How much should a neighbor have to pay to fix damage his
workers do to someone else's property?
During late fall and winter, work was being done on
several houses in a suburban neighborhood. The work involved trucks delivering
materials to the sites. Often, because many trucks were trying to deliver goods
at the same time, some parked in front of neighboring homes.
After several months of work, one homeowner noticed a
large rut on his front lawn, presumably caused by a large truck either parking
on the edge of his lawn or backing up over his lawn. He wasn't sure which of
his neighbors' work crews had caused the rut since he hadn't been home when the
damage occurred.
One of the neighbors having work done admitted that his
crew's truck had caused the damage and he would make good on repairs.
When spring came, the neighbor was true to his word and
repaired the damage by installing loam and sod on the lawn that had been chewed
up. The homeowner thanked his neighbor for the repair.
A few weeks later, however, as the irrigation system for
the homeowner's lawn was turned on for the season, it was discovered that the
work crew's truck had also broken some sprinkler heads. As the irrigation
company was replacing the heads, the homeowner was figuring out how to tell his
neighbor that he owed him $30 for each new sprinkler head. Before work on the
sprinklers was finished, however, the workers from the irrigation company
abruptly left.
The homeowner waited for the workers to return that day,
but they never did. When the owner of the irrigation company called back, he
explained that he and the foreman on the repair crew had had an argument and
the foreman walked off the job and quit. The irrigation company owner offered
to repair the sprinkler heads at no cost since the homeowner had taken the day
off of work to be there for a job that wasn't completed.
The homeowner still had to decide whether or not to ask
his neighbor to pay for the broken heads. The neighbor had, after all,
acknowledged that his worker's trucks caused the damage. Regardless of whether
or not the homeowner had to pay for the repairs, they still had to be done and
he would need to take more time off work to supervise the job.

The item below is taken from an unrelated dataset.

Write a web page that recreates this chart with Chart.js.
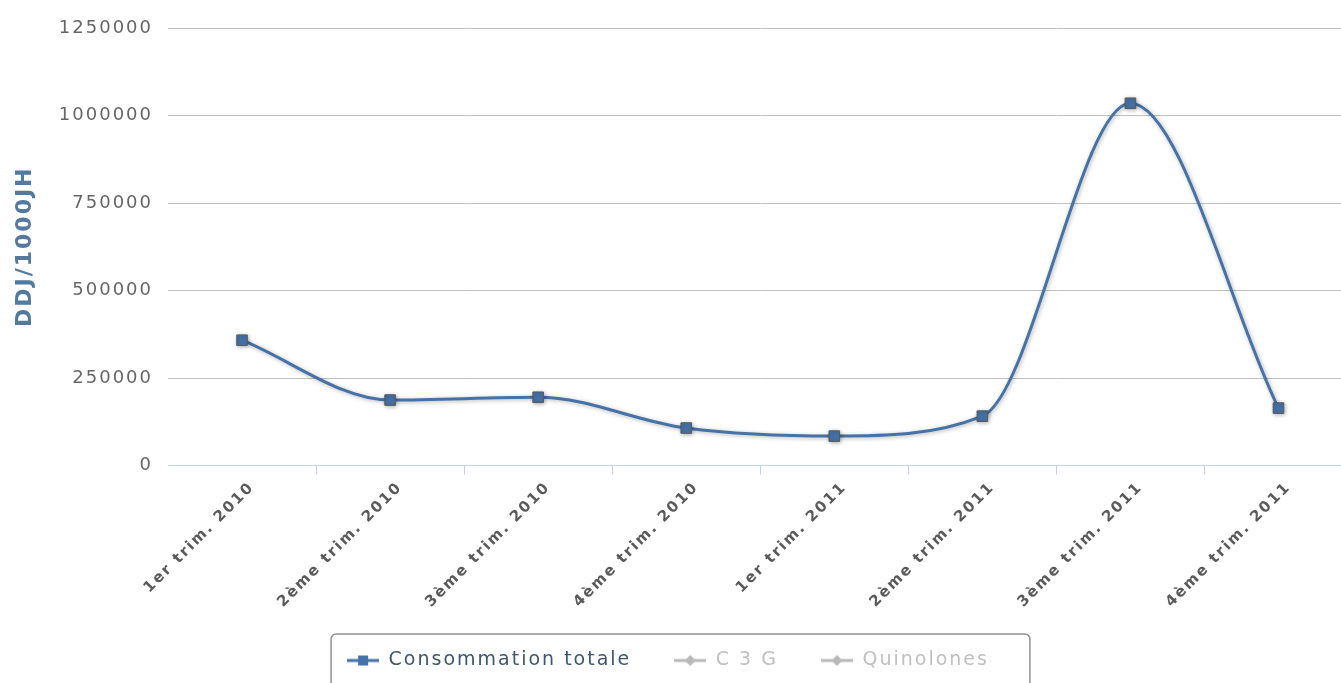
<!DOCTYPE html>
<html>
<head>
<meta charset="utf-8">
<script src="https://cdn.jsdelivr.net/npm/chart.js@4.4.0/dist/chart.umd.min.js"></script>
<style>
    html, body { margin: 0; padding: 0; background: #fff; overflow: hidden; }
    #wrap { position: absolute; left: 0; top: 0; width: 1361px; height: 718px; }
</style>
</head>
<body>
<div id="wrap"><canvas id="lineChart"></canvas></div>
<script>
// Quarters on the x axis
const quarters = ['1er trim. 2010', '2ème trim. 2010', '3ème trim. 2010', '4ème trim. 2010',
                  '1er trim. 2011', '2ème trim. 2011', '3ème trim. 2011', '4ème trim. 2011'];
// DDJ/1000JH per quarter
const totalConsumption = [358000, 187000, 195000, 107000, 84000, 141000, 1035000, 164000];
// Series switched off in the legend: nothing drawn
const c3g = [];
const quinolones = [];
// y axis tick values
const yTicks = [0, 250000, 500000, 750000, 1000000, 1250000];

const FONT = '"DejaVu Sans", Verdana, sans-serif';

// small line + marker image used as legend symbol
function legendSymbol(color, marker) {
    const c = document.createElement('canvas');
    c.width = 32;
    c.height = 14;
    const g = c.getContext('2d');
    g.strokeStyle = color;
    g.lineWidth = 3;
    g.beginPath();
    g.moveTo(0, 7);
    g.lineTo(32, 7);
    g.stroke();
    g.fillStyle = color;
    if (marker === 'square') {
        g.fillRect(11, 2, 10, 10);
    } else {
        g.beginPath();
        g.moveTo(16, 1.5);
        g.lineTo(21.5, 7);
        g.lineTo(16, 12.5);
        g.lineTo(10.5, 7);
        g.closePath();
        g.fill();
    }
    return c;
}

// spaced-out lettering like the original
const spacing = {
    id: 'spacing',
    beforeUpdate(chart) { chart.ctx.letterSpacing = '2px'; },
    beforeDraw(chart) { chart.ctx.letterSpacing = '2px'; }
};

// soft shadow under the line and markers
const lineShadow = {
    id: 'lineShadow',
    beforeDatasetDraw(chart) {
        const c = chart.ctx;
        c.save();
        c.shadowColor = 'rgba(0,0,0,0.3)';
        c.shadowBlur = 4;
        c.shadowOffsetX = 1;
        c.shadowOffsetY = 1;
    },
    afterDatasetDraw(chart) {
        chart.ctx.restore();
    }
};

// fixed legend height and centering of the framed legend
const legendLayout = {
    id: 'legendLayout',
    afterInit(chart) {
        const lg = chart.legend;
        if (!lg) return;
        const fit = lg.fit;
        lg.fit = function () {
            fit.call(this);
            this.height = 110;
        };
    },
    afterLayout(chart) {
        const lg = chart.legend;
        lg.left -= 12.5;
        lg.right -= 12.5;
    },
    afterDraw(chart) {
        const boxes = chart.legend.legendHitBoxes;
        if (!boxes || !boxes.length) return;
        const first = boxes[0];
        const last = boxes[boxes.length - 1];
        const x1 = first.left - 16;
        const x2 = last.left + last.width + 41;
        const y1 = first.top - 17;
        const c = chart.ctx;
        c.save();
        c.strokeStyle = '#909090';
        c.lineWidth = 1.5;
        c.beginPath();
        c.roundRect(x1, y1, x2 - x1, 58, 5);
        c.stroke();
        c.restore();
    }
};

const blueSymbol = legendSymbol('#4572A7', 'square');
const greySymbol = legendSymbol('#b8b8b8', 'diamond');

function createChart() {
    const ctx = document.getElementById('lineChart').getContext('2d');
    new Chart(ctx, {
        type: 'line',
        data: {
            labels: quarters,
            datasets: [
                {
                    label: 'Consommation totale',
                    data: totalConsumption,
                    borderColor: '#4572A7',
                    backgroundColor: '#4572A7',
                    borderWidth: 3,
                    cubicInterpolationMode: 'monotone',
                    fill: false,
                    pointStyle: 'rect',
                    pointRadius: 7.5,
                    pointHoverRadius: 7.5,
                    pointBackgroundColor: '#4572A7',
                    pointBorderColor: '#5a5a5a',
                    pointBorderWidth: 1
                },
                {
                    label: 'C 3 G',
                    data: c3g,
                    borderColor: '#AA4643',
                    hidden: true
                },
                {
                    label: 'Quinolones',
                    data: quinolones,
                    borderColor: '#89A54E',
                    hidden: true
                }
            ]
        },
        options: {
            responsive: true,
            maintainAspectRatio: false,
            animation: false,
            layout: { padding: { top: 28, right: 0, bottom: 0, left: 0 } },
            scales: {
                x: {
                    offset: true,
                    grid: {
                        offset: true,
                        drawOnChartArea: false,
                        drawTicks: true,
                        tickLength: 9,
                        color: ctx => ctx.index === 0 ? 'rgba(0,0,0,0)' : '#C0D0E0'
                    },
                    border: { display: true, color: '#C0D0E0', width: 1 },
                    ticks: {
                        autoSkip: false,
                        minRotation: 45,
                        maxRotation: 45,
                        padding: 4,
                        labelOffset: 10,
                        color: '#5a5a5a',
                        font: { family: FONT, size: 15, weight: 'bold' }
                    },
                    afterFit(scale) { scale.height = 142.5; }
                },
                y: {
                    min: 0,
                    max: 1250000,
                    afterBuildTicks(scale) {
                        scale.ticks = yTicks.map(v => ({ value: v }));
                    },
                    grid: {
                        drawTicks: false,
                        lineWidth: 1,
                        color: ctx => ctx.tick && ctx.tick.value === 0 ? '#C0D0E0' : '#C0C0C0'
                    },
                    border: { display: false },
                    ticks: {
                        padding: 15,
                        color: '#666666',
                        font: { family: FONT, size: 18 },
                        callback: v => String(v)
                    },
                    title: {
                        display: true,
                        text: 'DDJ/1000JH',
                        color: '#52799F',
                        font: { family: FONT, size: 22, weight: 'bold' },
                        padding: { top: 12, bottom: 0 }
                    },
                    afterFit(scale) { scale.width = 168; }
                }
            },
            plugins: {
                legend: {
                    position: 'bottom',
                    labels: {
                        usePointStyle: true,
                        pointStyleWidth: 32,
                        padding: 43,
                        font: { family: FONT, size: 19 },
                        generateLabels(chart) {
                            return chart.data.datasets.map((ds, i) => ({
                                text: ds.label,
                                datasetIndex: i,
                                hidden: false,
                                fontColor: ds.hidden ? '#c0c0c0' : '#3E576F',
                                pointStyle: ds.hidden ? greySymbol : blueSymbol,
                                lineWidth: 0,
                                fillStyle: 'rgba(0,0,0,0)',
                                strokeStyle: 'rgba(0,0,0,0)'
                            }));
                        }
                    }
                },
                tooltip: { enabled: false }
            }
        },
        plugins: [spacing, lineShadow, legendLayout]
    });
}

createChart();
</script>
</body>
</html>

Would it be wrong to seek the $60 from his neighbor for
what it would have cost to replace the sprinkler heads?
Yes, it would be wrong to do so. The right thing is to
accept the irrigation company's offer and not seek payment from the neighbor
for something being provided gratis. Trying to turn the irrigation company
owner's good faith effort into an opportunity to make some extra cash off the
neighbor - who'd already repaired the homeowner's damaged lawn - for his
trouble holds no water. The fact that he'd have to take another day off work
can be chalked up to the cost of homeownership.
Jeffrey L. Seglin, author of The Right Thing: Conscience, Profit and Personal Responsibility in Today's Business and The Good, the Bad, and Your Business: Choosing Right When Ethical Dilemmas Pull You Apart, is a lecturer in public policy and director of the communications program at Harvard's Kennedy School.
Follow him on Twitter: @jseglin
Do you have ethical questions that you need answered? Send them to rightthing@comcast.net.
(c) 2014 JEFFREY L. SEGLIN. Distributed by TRIBUNECONTENT AGENCY, LLC.
2 comments:
Agreed. The neighbor could have said nothing and did nothing so he must be an OK guy.
Alan Owseichik
Greenfield, Ma.
That the homeowner wants to be reimbursed for a loss he did not have shows he has questionable ethics. That he did ask The Right Thing for advice is a step towards recognition that his ethical standards need some improvement.